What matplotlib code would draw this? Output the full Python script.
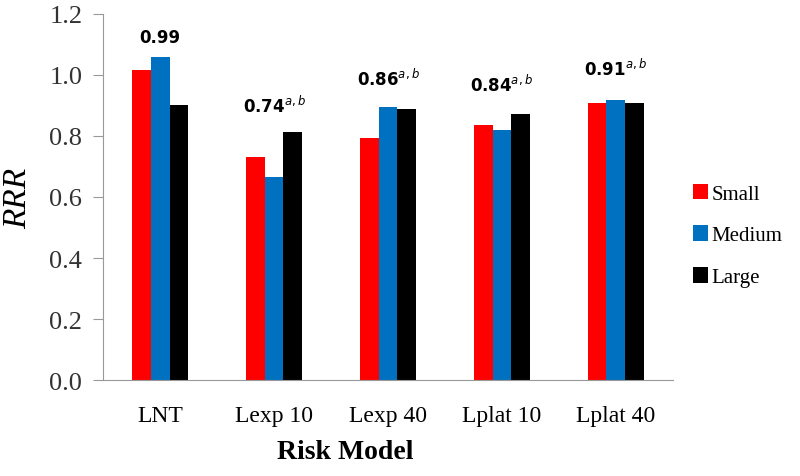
import matplotlib
matplotlib.use('Agg')
import matplotlib.pyplot as plt
import numpy as np

# data
models = ['LNT', 'Lexp 10', 'Lexp 40', 'Lplat 10', 'Lplat 40']
small = [1.016, 0.732, 0.792, 0.836, 0.908]
medium = [1.058, 0.667, 0.894, 0.820, 0.916]
large = [0.902, 0.812, 0.887, 0.872, 0.907]
labels = ['0.99', '0.74', '0.86', '0.84', '0.91']
sups = ['', 'a,b', 'a,b', 'a,b', 'a,b']
label_y = [1.125, 0.90, 0.99, 0.97, 1.023]  # where the group labels sit

plt.rcParams['mathtext.fontset'] = 'dejavusans'

fig = plt.figure(figsize=(8, 4.77), dpi=100)
ax = fig.add_axes([0.129, 0.201, 0.712, 0.768])

x = np.arange(len(models))
w = 0.164
ax.bar(x - w, small, w, color='#FF0000', label='Small')
ax.bar(x, medium, w, color='#0070C0', label='Medium')
ax.bar(x + w, large, w, color='#000000', label='Large')

# annotations above each group
for i in range(len(models)):
    s = labels[i]
    if sups[i]:
        s = s + r'$^{\mathit{' + sups[i] + '}}$'
    ax.text(x[i], label_y[i], s, ha='center', va='center', fontsize=12,
            fontweight='bold', family='DejaVu Sans')

ax.set_xlim(-0.5, 4.5)
ax.set_ylim(0, 1.2)
ax.set_yticks(np.arange(0, 1.21, 0.2))
ax.set_yticklabels(['%.1f' % v for v in np.arange(0, 1.21, 0.2)],
                   family='Liberation Serif', fontsize=19, color='#333333')
ax.set_xticks(x)
ax.set_xticklabels(models, family='Liberation Serif', fontsize=17)

for s in ['top', 'right']:
    ax.spines[s].set_visible(False)
for s in ['left', 'bottom']:
    ax.spines[s].set_color('#999999')
ax.tick_params(axis='y', direction='out', length=7, color='#999999', pad=8)
ax.tick_params(axis='x', length=0, pad=18)

ax.set_ylabel('RRR', family='Liberation Serif', style='italic', fontsize=24)
ax.yaxis.set_label_coords(-0.123, 0.5)
ax.set_xlabel('Risk Model', family='Liberation Serif', fontweight='bold', fontsize=20)
ax.xaxis.set_label_coords(0.425, -0.161)

leg = ax.legend(loc='center left', bbox_to_anchor=(1.035, 0.395), frameon=False,
                prop={'family': 'Liberation Serif', 'size': 15}, borderpad=0,
                borderaxespad=0, handlelength=0.75, handleheight=0.75,
                handletextpad=0.15, labelspacing=1.05)

fig.savefig('out.png', dpi=100)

## The request
Repeat only what lies between the start of the data and the end of the line containing "import numpy as np", exactly, with pictures left out.

## Complete response
What matplotlib code would draw this? Output the full Python script.
import matplotlib
matplotlib.use('Agg')
import matplotlib.pyplot as plt
import numpy as np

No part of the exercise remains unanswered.